Paradoxically, this may work more on longs, and especially well-regarded longs, than shorts: in a short there's usually at least some fire to go with the smoke (side note: is Tesla ever going to back this up?), so you at least get an anchor on stock appreciation. But with VRX, the great sin was having a variant perception that was basically agreeing with the market, only more so--basically, thinking like a trader but believing oneself to be an investor.

For all he's (rightfully?) knocked, I think Buffett understands this distinction, and that one can (and, to be a good investor AND trader) be both bold and humble. I think a lot of investors think these two are mutually exclusive.

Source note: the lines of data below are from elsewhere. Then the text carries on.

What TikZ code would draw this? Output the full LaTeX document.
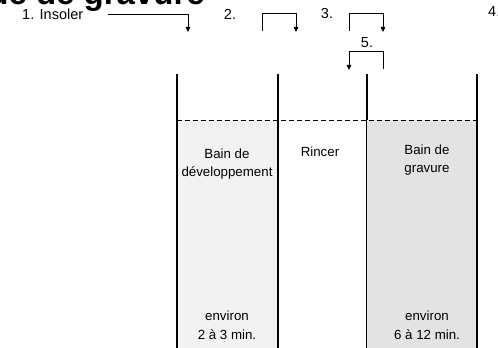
\documentclass[tikz,border=0pt]{standalone}
\usepackage{fontspec}
\setmainfont{Liberation Sans}
\usetikzlibrary{positioning,arrows.meta}

\begin{document}
\begin{tikzpicture}[x=1pt, y=1pt,
    wall/.style={line width=2pt, black},
    thinwall/.style={line width=0.8pt, black},
    lbl/.style={align=center, font=\fontsize{13.3}{18.5}\selectfont, inner sep=0pt},
    steplbl/.style={font=\fontsize{14.5}{16}\selectfont, inner sep=0pt},
    a/.style={-{Triangle[length=5pt,width=4.5pt]}, line width=0.8pt}
]
    \useasboundingbox (0,0) rectangle (498,348);
    % bains
    \fill[gray!10!white] (177,0) rectangle (277.5,228);
    \fill[gray!22!white] (366.5,0) rectangle (476.5,228);
    \draw[dashed, dash pattern=on 5pt off 3pt, line width=0.7pt] (177,228) -- (476.5,228);
    \draw[wall] (177,274) -- (177,0);
    \draw[wall] (277.5,274) -- (277.5,0);
    \draw[wall] (366.5,274) -- (366.5,228);
    \draw[thinwall] (366.5,228) -- (366.5,0);
    \draw[wall] (476.5,274) -- (476.5,0);

    % titre (coupe)
    \node[anchor=base east, inner sep=0pt, font=\fontsize{33}{36}\selectfont\bfseries] (titre) at (205,343.5) {Procédé de gravure};

    % textes des bains
    \node[lbl] (dev)  at (227,184) {Bain de\\développement};
    \node[lbl] (rin)  at (320,196) {Rincer};
    \node[lbl] (grav) at (427,188) {Bain de\\gravure};
    \node[lbl] (tdev)  at (227,23) {environ\\2 à 3 min.};
    \node[lbl] (tgrav) at (427,23) {environ\\6 à 12 min.};

    % etapes
    \node[steplbl, anchor=west] (s1) at (22,334) {1. Insoler};
    \node[steplbl] (s2) at (230,334) {2.};
    \node[steplbl] (s3) at (327,334) {3.};
    \node[steplbl] (s5) at (367,305) {5.};
    \node[steplbl, anchor=west] (s4) at (488,336) {4.};

    \coordinate (p1a) at (108,334);
    \coordinate (p1b) at (188,316);
    \coordinate (p2a) at (262,317);
    \coordinate (p2b) at (296,316);
    \coordinate (p3a) at (349,317);
    \coordinate (p3b) at (383,316);
    \coordinate (p5a) at (383,279);
    \coordinate (p5b) at (349,278);

    \draw[a] (p1a) -| (p1b);
    \draw[a] (p2a) -- ++(0,18) -| (p2b);
    \draw[a] (p3a) -- ++(0,18) -| (p3b);
    \draw[a] (p5a) -- ++(0,18) -| (p5b);
\end{tikzpicture}
\end{document}
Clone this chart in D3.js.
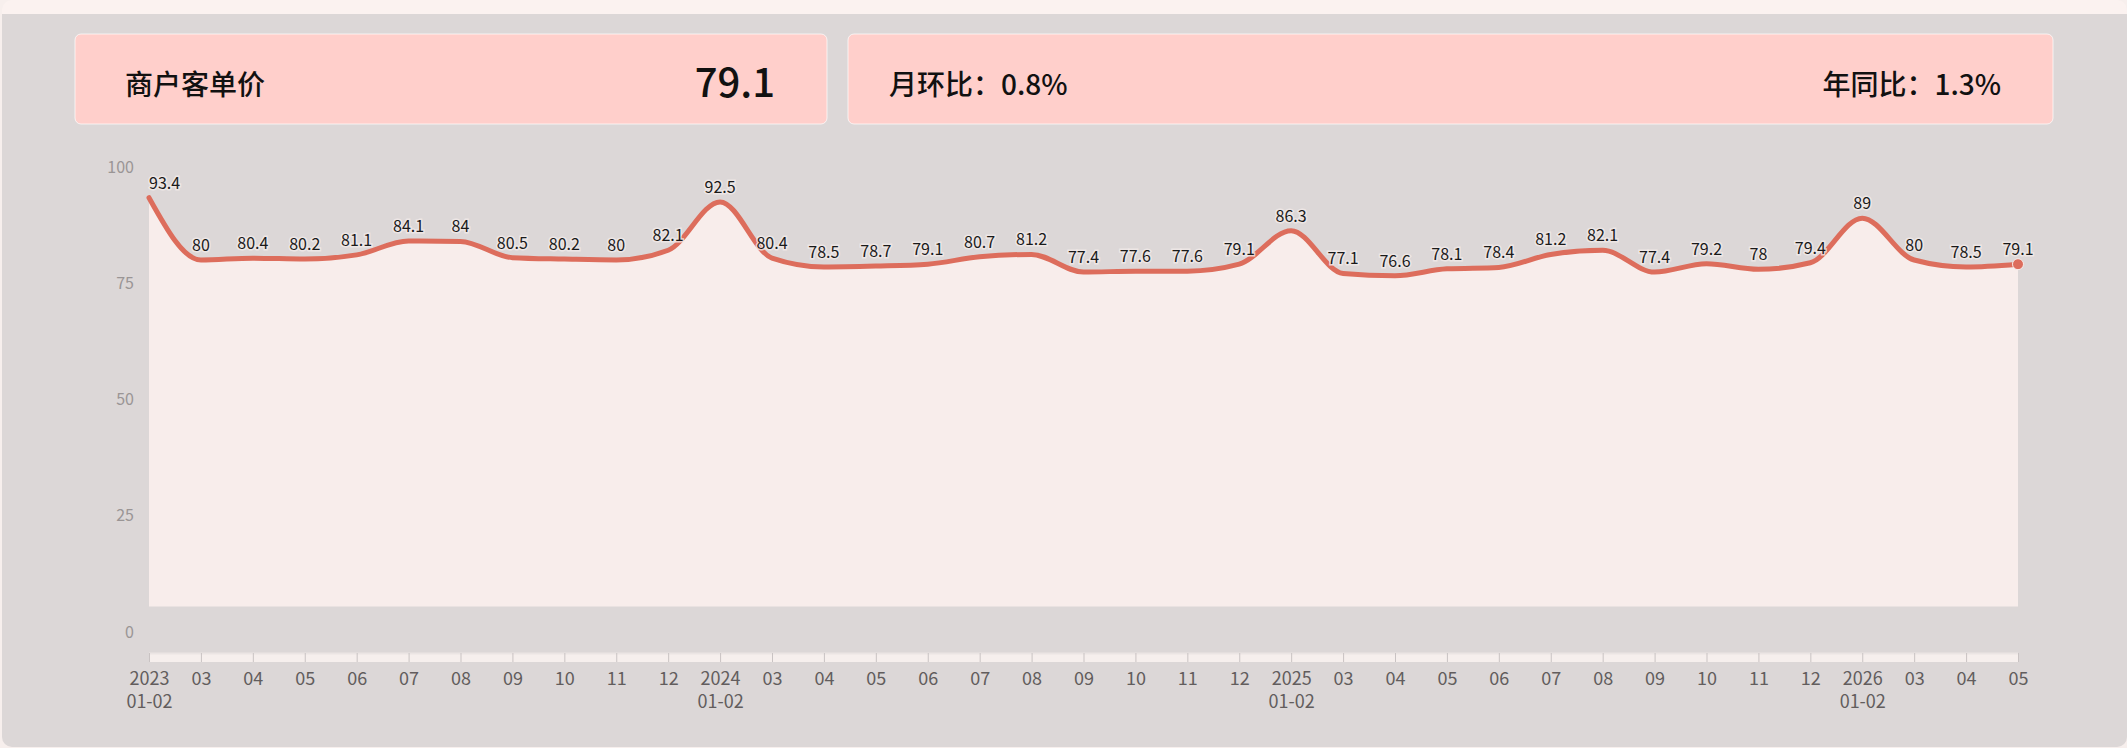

It comes down to lack of specific types of fear: not being afraid of looking wrong (hard), and not being afraid of being wrong (extra hard).

ADL said...

A misspelled/missing word or two, but you get the gist...

Anonymous said...

After the book came out, to modest sales, Richard left journalism and joined Indago Group, a small research firm that catered to hedge-fund investors. It had been successful developing short-selling ideas in the for-profit education sector, where low-income students took out government-backed loans to earn largely worthless degrees—leading to a high default rate. Now Richard was charged with finding another industry that had been allowed to inflate into a fraudulent, and presumably fragile, bubble. She started researching Herbalife. “Just looking at it, I vaguely felt that it was a fraud,” she said. “I remember thinking, If someone smart were to just call it out, someone who had the ear of the market, it would collapse.”

She called Ackman. “Bill,” she told him, “I think I found your next M.B.I.A.” It looked to her like a billion-dollar idea.